Bien sûr, le héros n’ignore rien de ce qui l’entoure, et Désérable analyse finement la révolte qui sourd comme une eau de l’assassinat de Mahsa Amini en 2022, ce qu’il appelle faire la révolution « quand on n’a que sa voix ». Il nous peint à longueur de périple ces Iraniennes « debout cheveux au vent », prêtes « à sectionner les couilles des barbus enturbannés » ; c’est à elles qu’il dédie son récit. Mais il s’intéresse tout autant aux rares voyageurs rencontrés, comme cet Allemand de 22 ans, « cheveux blonds ébouriffés, dents du bonheur et grands yeux effarés », dont il nous torche l’histoire en moins d’une page, histoire qui ferait le sujet d’un joli roman si Désérable n’était pas un « homme aux semelles de vent », et surtout un admirable crayonneur d’esquisses.
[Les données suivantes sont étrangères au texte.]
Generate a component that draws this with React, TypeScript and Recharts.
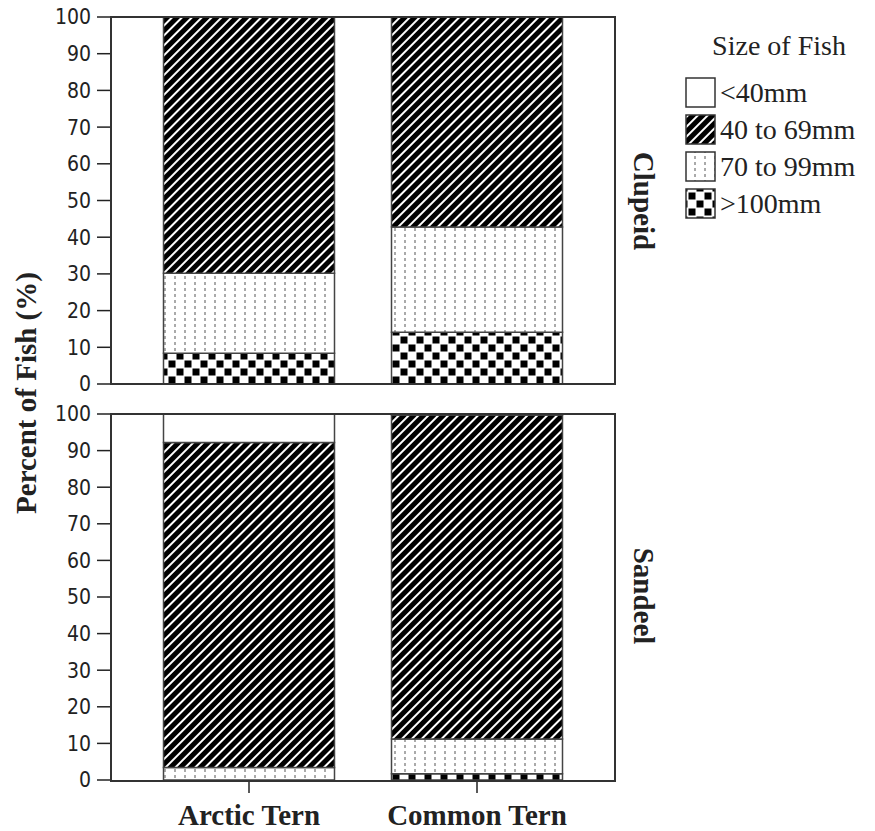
import React from "react"
import { BarChart, Bar, XAxis, YAxis } from "recharts"

// categories and legend labels
const terns = ["Arctic Tern", "Common Tern"]
const sizeLabels = ["<40mm", "40 to 69mm", "70 to 99mm", ">100mm"]
const yTicks = [0, 10, 20, 30, 40, 50, 60, 70, 80, 90, 100]

// Clupeid panel, percent of fish per size class
const clupeidOver100 = [8.4, 14.1]
const clupeid70to99 = [21.8, 28.7]
const clupeid40to69 = [69.8, 57.2]
const clupeidUnder40 = [0, 0]

// Sandeel panel
const sandeelOver100 = [0, 1.7]
const sandeel70to99 = [3.4, 9.5]
const sandeel40to69 = [88.8, 88.5]
const sandeelUnder40 = [7.8, 0.3]

const clupeidData = terns.map((tern, i) => ({
  tern,
  over100: clupeidOver100[i],
  mid: clupeid70to99[i],
  small: clupeid40to69[i],
  under40: clupeidUnder40[i],
}))

const sandeelData = terns.map((tern, i) => ({
  tern,
  over100: sandeelOver100[i],
  mid: sandeel70to99[i],
  small: sandeel40to69[i],
  under40: sandeelUnder40[i],
}))

const fills = ["#ffffff", "url(#stripes)", "url(#dots)", "url(#chk)"]

const serif = "'Liberation Serif', 'Times New Roman', serif"
const narrow = "'Liberation Sans Narrow', 'DejaVu Sans Condensed', sans-serif"
const ink = "#222"

function Patterns() {
  return (
    <svg width={0} height={0} style={{ position: "absolute" }}>
      <defs>
        <pattern id="stripes" patternUnits="userSpaceOnUse" width={7} height={7} patternTransform="rotate(45)">
          <rect width={7} height={7} fill="#000" />
          <rect x={0} y={0} width={2} height={7} fill="#fff" />
        </pattern>
        <pattern id="dots" patternUnits="userSpaceOnUse" width={10} height={6}>
          <rect width={10} height={6} fill="#fff" />
          <line x1={5} y1={0} x2={5} y2={3} stroke="#555" strokeWidth={1} />
        </pattern>
        <pattern id="chk" patternUnits="userSpaceOnUse" width={16} height={16}>
          <rect width={16} height={16} fill="#fff" />
          <rect x={0.5} y={0.5} width={7} height={7} fill="#000" />
          <rect x={8.5} y={8.5} width={7} height={7} fill="#000" />
        </pattern>
      </defs>
    </svg>
  )
}

function Panel({ data, top, showX }: { data: any[]; top: number; showX: boolean }) {
  const height = showX ? 434 : 400
  return (
    <div style={{ position: "absolute", left: 0, top }}>
      <BarChart
        width={616}
        height={height}
        data={data}
        margin={{ top: 17, right: 1, bottom: showX ? 0 : 16, left: 0 }}
        barCategoryGap="12.5%"
      >
        <XAxis
          dataKey="tern"
          hide={!showX}
          height={51}
          padding={{ left: 24, right: 24 }}
          axisLine={false}
          tickSize={13}
          tickMargin={11}
          tickLine={{ stroke: ink, strokeWidth: 1.5 }}
          tick={{ fontSize: 29, fontFamily: serif, fontWeight: "bold", fill: ink }}
        />
        <YAxis
          width={111}
          domain={[0, 100]}
          ticks={yTicks}
          interval={0}
          axisLine={false}
          tickSize={14}
          tickMargin={6}
          tickLine={{ stroke: ink, strokeWidth: 1.5 }}
          tick={{ fontSize: 21, fontFamily: narrow, fill: ink }}
        />
        <Bar dataKey="over100" stackId="s" fill={fills[3]} stroke="#444" strokeWidth={1.5} isAnimationActive={false} />
        <Bar dataKey="mid" stackId="s" fill={fills[2]} stroke="#444" strokeWidth={1.5} isAnimationActive={false} />
        <Bar dataKey="small" stackId="s" fill={fills[1]} stroke="#444" strokeWidth={1.5} isAnimationActive={false} />
        <Bar dataKey="under40" stackId="s" fill={fills[0]} stroke="#444" strokeWidth={1.5} isAnimationActive={false} />
      </BarChart>
      {/* panel frame */}
      <div
        style={{
          position: "absolute",
          left: 110,
          top: 16,
          width: 506,
          height: 369,
          border: "2px solid #333",
          boxSizing: "border-box",
          pointerEvents: "none",
        }}
      />
    </div>
  )
}

export default function App() {
  return (
    <div style={{ position: "absolute", left: 0, top: 0, width: 875, height: 831, background: "#fff" }}>
      <Patterns />
      <Panel data={clupeidData} top={0} showX={false} />
      <Panel data={sandeelData} top={397} showX={true} />

      <svg width={875} height={831} style={{ position: "absolute", left: 0, top: 0, pointerEvents: "none" }}>
        <text
          transform="translate(36,393) rotate(-90)"
          textAnchor="middle"
          fontFamily={serif}
          fontWeight="bold"
          fontSize={29}
          fill={ink}
        >
          Percent of Fish (%)
        </text>
        <text transform="translate(634,201) rotate(90)" textAnchor="middle" fontFamily={serif} fontWeight="bold" fontSize={29} fill={ink}>
          Clupeid
        </text>
        <text transform="translate(634,596) rotate(90)" textAnchor="middle" fontFamily={serif} fontWeight="bold" fontSize={29} fill={ink}>
          Sandeel
        </text>

        <text x={779} y={55} textAnchor="middle" fontFamily={serif} fontSize={28} fill={ink}>
          Size of Fish
        </text>
        {sizeLabels.map((label, i) => (
          <g key={label}>
            <rect x={686} y={78 + i * 37} width={29} height={29} fill={fills[i]} stroke="#333" strokeWidth={1.5} />
            <text x={720} y={102 + i * 37} fontFamily={serif} fontSize={28} fill={ink}>
              {label}
            </text>
          </g>
        ))}
      </svg>
    </div>
  )
}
Parce que son récit en est bourrés, de ces échantillons de vie arrachés aux hasards des rencontres, de ces portraits attrapés au passage, et qui contiennent dans leur immobilité vivante un monde de sentiments, de vertus, de grandeurs, ou tout aussi bien de médiocrités, de lamentables ratiocinations de rats, de cruautés rentrées de charognards coliqueux. Et il tisse entre ces esquisses des toiles arachnéennes qui nous engluent, comme sont englués les Iraniens dans la peur, et le courage qui en sort soudain comme une moiteur, comme une suée d’angoisse et de rage.
On s’aperçoit peu à peu que ce voyageur est un moraliste, qui constate amèrement que le faux progrès a remplacé le hasard – qui faisait les belles rencontres – par ses algorithmes, lesquels transforment l’homme en machine automatisée, vérifiant la formule de La Bruyère : « le sot est automate », et nous cinglant au visage que nous sommes dorénavant dans un univers régi par la sottise triomphante. Le voyage comme le pratiquait Nicolas Bouvier serait un remède, mais ce remède est devenu presque impraticable, surtout en Iran, où tout est surveillé, où le voyageur est obligé de s’interdire presque tout sous peine de finir dans des prisons, qui sont des tombeaux. Reste le désert, lequel oblige à faire provision d’eau, donc à retrouver l’homme véritable, et qui est si vrai qu’on ne peut pas le décrire, et même pas l’imaginer : il y a « comme ça quelques paysages seulement faits pour être vus », parce que nos désirs, nos rêveries y sont balayées, annihilées par la puissance du lieu, par sa présence.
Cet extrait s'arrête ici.